ニッケイ新聞 2009年8月7日付け
ブラジルで同様の行事は初めて。胎内被爆した平崎さんが「十歳で移住して半世紀。ブラジルに平和の大切さを伝えることができないか」と発起人となり、理事を務めるブラジル広島県人会や地元日系団体関係者に呼びかけ、実現した。全国系テレビ局も取材に訪れた。
サンパウロから参加した一行二十五人はレジストロに午後六時に到着。山村敏明FENIVAR会長の案内で同地文協内にある各施設を見学。
レジストロ本願寺であった追悼法要で読経の響くなか、参加者らが焼香を行なった。
導師の住職石田広海さん(80、広島)は、法話のなかで「中学の同級生の半数が被爆で亡くなった。被爆の悲惨さ、平和を念ずることが供養になる」と語った。
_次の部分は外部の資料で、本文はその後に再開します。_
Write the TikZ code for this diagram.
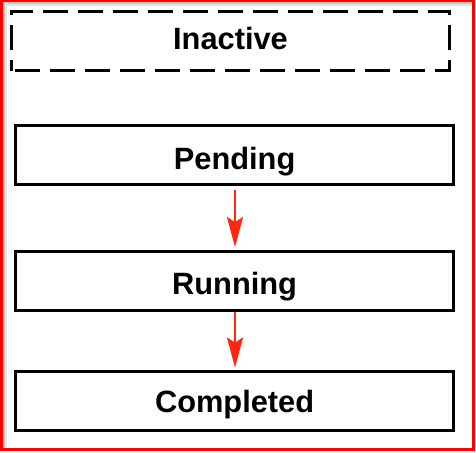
\documentclass[tikz,border=0pt]{standalone}
\usepackage{fontspec}
\setmainfont{Liberation Sans}
\usetikzlibrary{arrows.meta}
\definecolor{arrred}{RGB}{255,40,15}
\definecolor{framered}{RGB}{255,0,0}
\tikzset{
  statebox/.style={draw=black, line width=3.1pt, minimum width=438.4pt, minimum height=59pt,
    inner sep=0pt, text depth=0pt, font=\fontsize{30.8pt}{36pt}\selectfont\bfseries},
  flow/.style={draw=arrred, line width=2.2pt, -{Stealth[length=30pt, width=16pt, inset=5pt]}}
}
\begin{document}
\begin{tikzpicture}[x=1pt, y=-1pt]
\useasboundingbox (0,0) rectangle (476,452);
% frame with inner shadow
\draw[gray!45, line width=2pt] (3,3.2) -- (472,3.2);
\draw[gray!20, line width=2pt] (3,5.2) -- (472,5.2);
\draw[gray!45, line width=2pt] (4.4,3) -- (4.4,448);
\draw[gray!20, line width=2pt] (6.4,3) -- (6.4,448);
\draw[framered, line width=2.8pt] (1.5,0.8) rectangle (473.2,449.5);
% states
\node[statebox, text height=17.4pt, dash pattern=on 25pt off 10pt, dash phase=31.3pt] (inactive) at (230.5,41.3) {Inactive};
\node[statebox, text height=29pt] (pending) at (234.6,154.8) {Pending};
\node[statebox, text height=27.8pt] (running) at (234.6,280.6) {Running};
\node[statebox, text height=23.4pt] (completed) at (234.6,400.6) {Completed};
% transitions
\draw[flow, shorten <=4pt, shorten >=2.5pt] ([xshift=0.4pt]pending.south) -- ([xshift=0.4pt]running.north);
\draw[flow, shorten >=2pt] ([xshift=0.4pt]running.south) -- ([xshift=0.4pt]completed.north);
\end{tikzpicture}
\end{document}
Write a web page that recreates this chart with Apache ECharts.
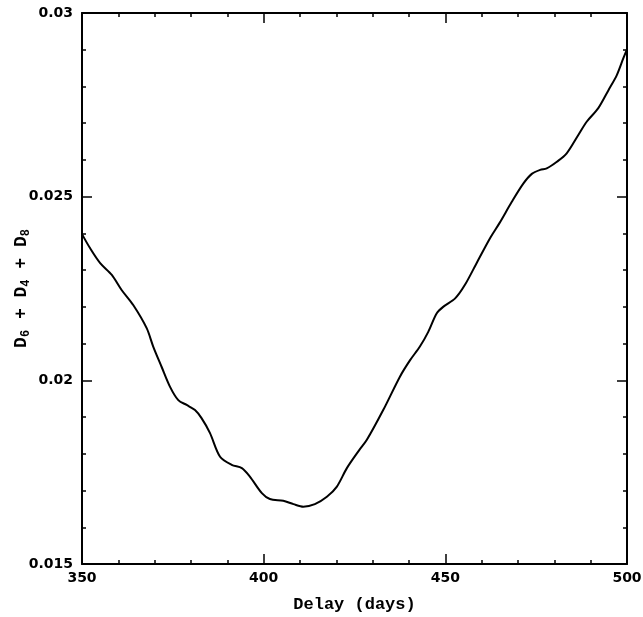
<!DOCTYPE html>
<html>
<head>
<meta charset="utf-8">
<script src="https://cdn.jsdelivr.net/npm/echarts@6/dist/echarts.min.js"></script>
<style>
  html, body { margin: 0; padding: 0; background: #fff; }
  #chart { width: 643px; height: 617px; }
</style>
</head>
<body>
<div id="chart"></div>
<script>
// Dispersion sum as a function of trial delay
const delays = [350.0, 352.2, 355.0, 358.2, 360.9, 364.1, 367.8, 369.6, 371.9, 374.2,
  376.5, 378.8, 381.1, 382.9, 385.2, 388.0, 391.2, 394.0, 396.2, 399.5,
  401.7, 405.4, 408.2, 410.9, 414.1, 417.4, 420.1, 422.9, 426.3, 428.4,
  432.9, 437.5, 440.3, 443.0, 445.3, 447.6, 449.4, 452.7, 455.4, 458.6,
  462.3, 464.9, 468.3, 471.5, 473.8, 476.1, 477.9, 480.7, 483.4, 486.6,
  488.9, 492.1, 494.9, 497.2, 499.0, 500.0];
const dispersion = [0.02398, 0.02360, 0.02319, 0.02287, 0.02246, 0.02205, 0.02142, 0.02092, 0.02037, 0.01983,
  0.01946, 0.01933, 0.01919, 0.01897, 0.01857, 0.01792, 0.01770, 0.01761, 0.01738, 0.01693,
  0.01677, 0.01672, 0.01663, 0.01656, 0.01663, 0.01683, 0.01710, 0.01761, 0.01810, 0.01838,
  0.01919, 0.02010, 0.02055, 0.02092, 0.02132, 0.02182, 0.02200, 0.02223, 0.02260, 0.02319,
  0.02387, 0.02428, 0.02486, 0.02536, 0.02562, 0.02573, 0.02577, 0.02595, 0.02618, 0.02668,
  0.02704, 0.02741, 0.02790, 0.02831, 0.02877, 0.02901];

const xTicks = { min: 350, max: 500, interval: 50 };
const yTicks = { min: 0.015, max: 0.03, interval: 0.005 };

const xLabelText = 'Delay (days)';
const yLabelText = 'D{s|6} + D{s|4} + D{s|8}';

const chart = echarts.init(document.getElementById('chart'), null, { renderer: 'canvas' });

const tickFont = { fontFamily: 'DejaVu Sans', fontWeight: 'bold', fontSize: 14, color: '#000' };
const lineStyle = { color: '#000', width: 2 };

function xAx(pos, labelled) {
  return {
    type: 'value', position: pos, min: xTicks.min, max: xTicks.max, interval: xTicks.interval,
    axisLine: { show: true, lineStyle: lineStyle },
    axisTick: { show: true, inside: true, length: 10, lineStyle: { color: '#000', width: 1.5 } },
    minorTick: { show: true, splitNumber: 5, length: 4, lineStyle: { color: '#000', width: 1.5 } },
    splitLine: { show: false },
    axisLabel: Object.assign({ show: labelled, margin: 7 }, tickFont),
    name: labelled ? xLabelText : '',
    nameLocation: 'middle', nameGap: 32, nameMoveOverlap: false,
    nameTextStyle: { fontFamily: 'Liberation Mono', fontWeight: 'bold', fontSize: 17, color: '#000' }
  };
}

function yAx(pos, labelled) {
  return {
    type: 'value', position: pos, min: yTicks.min, max: yTicks.max, interval: yTicks.interval,
    axisLine: { show: true, lineStyle: lineStyle },
    axisTick: { show: true, inside: true, length: 10, lineStyle: { color: '#000', width: 1.5 } },
    minorTick: { show: true, splitNumber: 5, length: 4, lineStyle: { color: '#000', width: 1.5 } },
    splitLine: { show: false },
    axisLabel: Object.assign({ show: labelled, margin: 9, formatter: v => String(+v.toFixed(3)) }, tickFont),
    name: labelled ? yLabelText : '',
    nameLocation: 'middle', nameGap: 50, nameRotate: 90, nameMoveOverlap: false,
    nameTextStyle: {
      fontFamily: 'Liberation Mono', fontWeight: 'bold', fontSize: 18, color: '#000',
      rich: { s: { fontFamily: 'Liberation Mono', fontWeight: 'bold', fontSize: 12, color: '#000', verticalAlign: 'bottom', padding: [10, 0, 0, 0] } }
    }
  };
}

chart.setOption({
  animation: false,
  backgroundColor: '#fff',
  grid: { left: 82, right: 16, top: 13, bottom: 53, outerBoundsMode: 'none', containLabel: false },
  xAxis: [xAx('bottom', true), xAx('top', false)],
  yAxis: [yAx('left', true), yAx('right', false)],
  series: [{
    type: 'line',
    xAxisIndex: 0, yAxisIndex: 0,
    data: delays.map((d, i) => [d, dispersion[i]]),
    smooth: 0.3,
    showSymbol: false,
    lineStyle: { color: '#000', width: 2 }
  }]
});
</script>
</body>
</html>
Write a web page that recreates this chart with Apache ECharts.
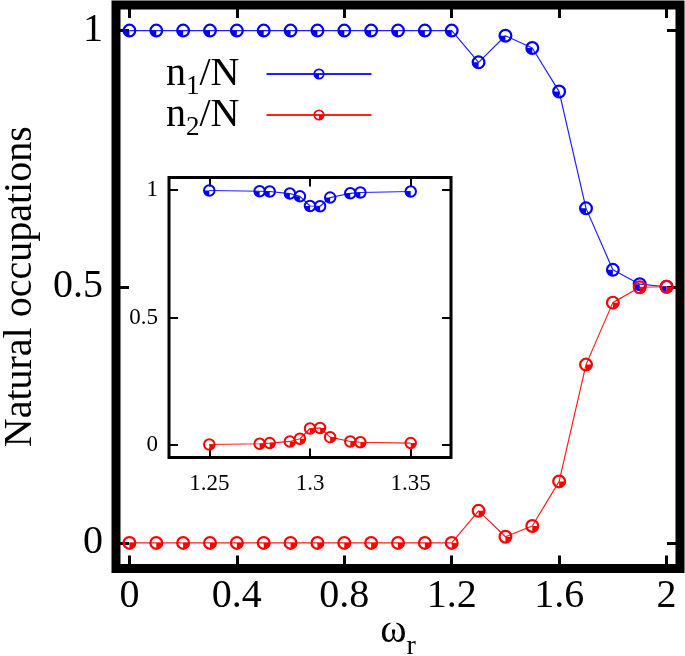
<!DOCTYPE html>
<html>
<head>
<meta charset="utf-8">
<script src="https://cdn.jsdelivr.net/npm/echarts@6/dist/echarts.min.js"></script>
<style>
html,body{margin:0;padding:0;background:#fff;}
#chart{width:685px;height:656px;}
</style>
</head>
<body>
<div id="chart"></div>
<script>
// ---- data ----
const omega = [0, 0.1, 0.2, 0.3, 0.4, 0.5, 0.6, 0.7, 0.8, 0.9, 1.0, 1.1, 1.2, 1.3, 1.4, 1.5, 1.6, 1.7, 1.8, 1.9, 2.0];
const n1 = [1, 1, 1, 1, 1, 1, 1, 1, 1, 1, 1, 1, 1, 0.938, 0.99, 0.966, 0.881, 0.653, 0.533, 0.505, 0.5];
const n2 = [0, 0, 0, 0, 0, 0, 0, 0, 0, 0, 0, 0, 0, 0.0625, 0.012, 0.033, 0.12, 0.348, 0.469, 0.499, 0.5];

const insetOmega = [1.25, 1.275, 1.28, 1.29, 1.295, 1.3, 1.305, 1.31, 1.32, 1.325, 1.35];
const insetN1 = [0.999, 0.996, 0.995, 0.987, 0.976, 0.938, 0.937, 0.971, 0.988, 0.991, 0.995];
const insetN2 = [0.001, 0.004, 0.0065, 0.013, 0.0235, 0.064, 0.066, 0.03, 0.013, 0.010, 0.0065];

const mainXTicks = [0, 0.4, 0.8, 1.2, 1.6, 2];
const mainYTicks = [0, 0.5, 1];
const insetXTicks = [1.25, 1.3, 1.35];
const insetYTicks = [0, 0.5, 1];

const seriesNames = ['n1/N', 'n2/N'];

// ---- styling helpers ----
const FONT = 'Liberation Serif';
const ring = 'M0 50 A50 50 0 1 1 100 50 A50 50 0 1 1 0 50 Z M16 50 A34 34 0 1 0 84 50 A34 34 0 1 0 16 50 Z';
const symBlue = 'path://' + ring + ' M50 50 L16 50 A34 34 0 0 0 50 84 Z';
const symRed = 'path://' + ring + ' M50 50 L50 84 A34 34 0 0 0 84 50 Z';

function pairs(xs, ys) { return xs.map((x, i) => [x, ys[i]]); }

function valAxis(opts) {
  const base = {
    type: 'value',
    splitLine: { show: false },
    axisLine: { show: false, onZero: false },
    axisTick: {
      show: true, inside: true, length: opts.tickLen, customValues: opts.ticks,
      lineStyle: { color: '#000', width: opts.tickW }
    },
    axisLabel: opts.labels ? {
      show: true, customValues: opts.ticks, fontFamily: FONT, fontSize: opts.fontSize,
      color: '#000', margin: opts.margin, formatter: v => String(v)
    } : { show: false }
  };
  return Object.assign(base, opts.extra || {});
}

const chart = echarts.init(document.getElementById('chart'), null, { renderer: 'canvas' });

const legendRich = {
  n: { fontFamily: FONT, fontSize: 40, color: '#000' },
  s: { fontFamily: FONT, fontSize: 27, color: '#000', padding: [25, 0, 0, 0] },
  g: { width: 22 }
};
function legendFmt(name) {
  const parts = name.split('/');
  return '{n|n}{s|' + parts[0].slice(1) + '}{n|/' + parts[1] + '}{g| }';
}

const option = {
  animation: false,
  textStyle: { fontFamily: FONT },
  grid: [
    { left: 116, top: 5, width: 564, height: 563.5, show: true, borderColor: '#000', borderWidth: 9,
      backgroundColor: 'transparent', outerBoundsMode: 'none', containLabel: false },
    { left: 169, top: 177.5, width: 282, height: 280, show: true, borderColor: '#000', borderWidth: 3,
      backgroundColor: '#fff', outerBoundsMode: 'none', containLabel: false }
  ],
  legend: [
    {
      data: [seriesNames[0]], left: 166, top: 54, padding: 0, orient: 'vertical', align: 'right',
      itemWidth: 105, itemHeight: 14, formatter: legendFmt, textStyle: { rich: legendRich }, selectedMode: false
    },
    {
      data: [seriesNames[1]], left: 166, top: 95, padding: 0, orient: 'vertical', align: 'right',
      itemWidth: 105, itemHeight: 14, formatter: legendFmt, textStyle: { rich: legendRich }, selectedMode: false
    }
  ],
  xAxis: [
    valAxis({ ticks: mainXTicks, tickLen: 13, tickW: 3, labels: true, fontSize: 40, margin: 8,
      extra: { gridIndex: 0, min: -0.05, max: 2.05, position: 'bottom',
        name: '{w|ω}{s|r}', nameLocation: 'middle', nameGap: 34, nameMoveOverlap: false,
        nameTextStyle: { rich: {
          w: { fontFamily: FONT, fontSize: 40, color: '#000' },
          s: { fontFamily: FONT, fontSize: 28, color: '#000', padding: [30, 0, 0, 0] }
        } } } }),
    valAxis({ ticks: mainXTicks, tickLen: 13, tickW: 3, labels: false,
      extra: { gridIndex: 0, min: -0.05, max: 2.05, position: 'top' } }),
    valAxis({ ticks: insetXTicks, tickLen: 9, tickW: 2, labels: true, fontSize: 23, margin: 15,
      extra: { gridIndex: 1, min: 1.23, max: 1.37, position: 'bottom' } }),
    valAxis({ ticks: insetXTicks, tickLen: 9, tickW: 2, labels: false,
      extra: { gridIndex: 1, min: 1.23, max: 1.37, position: 'top' } })
  ],
  yAxis: [
    valAxis({ ticks: mainYTicks, tickLen: 13, tickW: 3, labels: true, fontSize: 40, margin: 13,
      extra: { gridIndex: 0, min: -0.05, max: 1.05, position: 'left',
        name: 'Natural occupations', nameLocation: 'middle', nameGap: 76, nameMoveOverlap: false,
        nameTextStyle: { fontFamily: FONT, fontSize: 40, color: '#000' } } }),
    valAxis({ ticks: mainYTicks, tickLen: 13, tickW: 3, labels: false,
      extra: { gridIndex: 0, min: -0.05, max: 1.05, position: 'right' } }),
    valAxis({ ticks: insetYTicks, tickLen: 9, tickW: 2, labels: true, fontSize: 23, margin: 11,
      extra: { gridIndex: 1, min: -0.05, max: 1.05, position: 'left' } }),
    valAxis({ ticks: insetYTicks, tickLen: 9, tickW: 2, labels: false,
      extra: { gridIndex: 1, min: -0.05, max: 1.05, position: 'right' } })
  ],
  series: [
    { name: seriesNames[0], type: 'line', xAxisIndex: 0, yAxisIndex: 0, data: pairs(omega, n1),
      symbol: symBlue, symbolSize: 14, clip: false,
      lineStyle: { color: '#2020ff', width: 1.2 }, itemStyle: { color: '#0000ff' } },
    { name: seriesNames[1], type: 'line', xAxisIndex: 0, yAxisIndex: 0, data: pairs(omega, n2),
      symbol: symRed, symbolSize: 14, clip: false,
      lineStyle: { color: '#ff2020', width: 1.2 }, itemStyle: { color: '#ff0000' } },
    { name: 'inset n1', type: 'line', xAxisIndex: 2, yAxisIndex: 2, data: pairs(insetOmega, insetN1),
      symbol: symBlue, symbolSize: 12.5,
      lineStyle: { color: '#2020ff', width: 1.2 }, itemStyle: { color: '#0000ff' } },
    { name: 'inset n2', type: 'line', xAxisIndex: 2, yAxisIndex: 2, data: pairs(insetOmega, insetN2),
      symbol: symRed, symbolSize: 12.5,
      lineStyle: { color: '#ff2020', width: 1.2 }, itemStyle: { color: '#ff0000' } }
  ]
};
chart.setOption(option);
</script>
</body>
</html>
続いて、在外被爆者の権利を訴えるブラジル被爆者平和協会の森田隆会長(85)はあいさつで「被爆の体験は生涯忘れることができない。核と人間は両立しない」と表情を引締めていた。
鳥居や移民資料館のある川岸に集まった参加者らは、リベイラ上流から流された百基の灯ろうを見詰め、手を合わせる人もいた。
ブラジル広島県人会の大西博巳会長(64)は、「平和の大事さをブラジルの次世代に伝えることも県人会の役目」とし、ポルトガル語で書かれた原爆の悲惨さを伝えるパンフレットを地元日系関係者に手渡していた。
平崎さんは、「来年からはブラジル人や地元の学校へ参加を呼びかけ、恒例行事にしていきたい」と話していた。